Serious efforts require making plantation drive successful: KU VC | Pakistan Press Foundation (PPF)

Pakistan Press Foundation

Serious efforts require making plantation drive successful: KU VC

Pakistan Press Foundation

Karachi -The University of Karachi is known for its diversity. Its faculty members and experts are authority on their subjects and with their help the Karachi University has launched the tree plantation drive in the campus.

These views were expressed by the KU Vice Chancellor Professor Dr Khalid Mahmood Iraqi on Sunday.

He was addressing to the students at Aiwan-e-Liaquat Girls Hostel, KU. The KU Registrar Professor Dr Shahzad Saleem and Dean, Faculty of Islamic Studies, Professor Dr Shahnaz Ghazi, Provost Girls Hostel Professor Dr Samina Saeed, Dr Sana Mughal and Aamir Iqbal Khan from Aspiration Clean Wave Pakistan and Feroz Khan and Daniyal Hussain from Pakistani Youth Organization, students and others attended the ceremony of tree plantation at girls hostel.

This drive is aimed to beautify the surroundings and it would be a continuous process so we would soon see the changes in the university. The KU has also launched first phase of Landscape Project under which around 1000 sapling of plants would take place from Silver Jubilee Gate till Azadi Chowk.

The tree plantation drive is a great initiative and very necessary for our environmental system as it would help us in reducing the effect of global warming.

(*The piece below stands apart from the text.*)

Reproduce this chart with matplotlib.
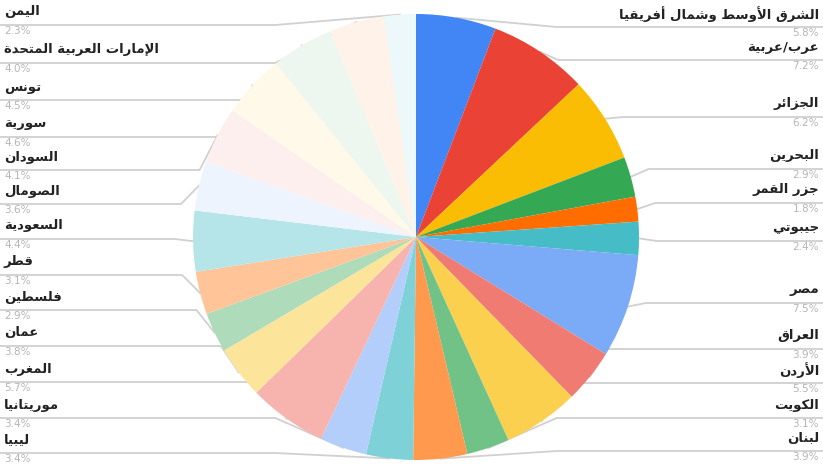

The VC informed the audience that plants are also good source of relaxation and keeping the deteriorating environmental conditions, mankind should focus on plant tree in huge quantity. “I have seen and witnesses lot of plantation drive in the city during last 20 years but never saw any of them get succeeded, one of the major reasons of their failure was that most of them were just restricted to photo sessions and no serious efforts were made to make the metropolitan clean, green and beautiful.”

He advised them to adopt young plants rather than going for trees as chances of survival plants are higher as compared to trees and they are also cost effective. The KU VC Professor Dr Khalid Iraqi expressed that owing to the fact that offal and other organs of sacrificial animals are still laying in many parts of the city and bloods of these animals have gone through water and sewerage lines or dried up at the corner of residential and commercial places various viral are spread in Karachi nowadays.

He urged to grow more plants and take good care of them until they start taking care of citizens and create awareness among the masses in this regard. Meanwhile, the Registrar Professor Dr Saleem Shahzad shed lights on the importance of indoor plants and gives tips to the audience how to use them if they have lack of space and couldn’t sapling plant in open space.

“The indoor plants are also use as decoration of rooms and houses, it will change the whole look of the residential and commercial units if planted with proper planning. The indoor plants are good in many aspects and one of them is that it gives more pure oxygen from very close range.”

Other speakers narrated that this is so unfortunate that trees were chopped down from various locations and thousands of trees were planted but due to poor planning and lack of care majority of them had died.

They urged the government to immediately ban tree cutting in order to promote healthy environment and said that plantation drives would only be succeeded if there is seriousness of authorities concerned.

They observed that very person of the society needs to play his/her role in advocating planting a sapling but first they should do it. They narrated that it is the collective responsibility of all of us to plant more and more trees in order to achieve the goal of an environmental friendly society. They said that it will benefit our upcoming generations and trees are signs of life and support the living system on earth.

Later, the KU VC Professor Dr Khalid Iraqi, the Registrar Professor Dr Saleem Shahzad, Professor Dr Shahnaz Ghazi, Professor Dr Samina Saeed, students and others took part in sapling plants at the girls hostel.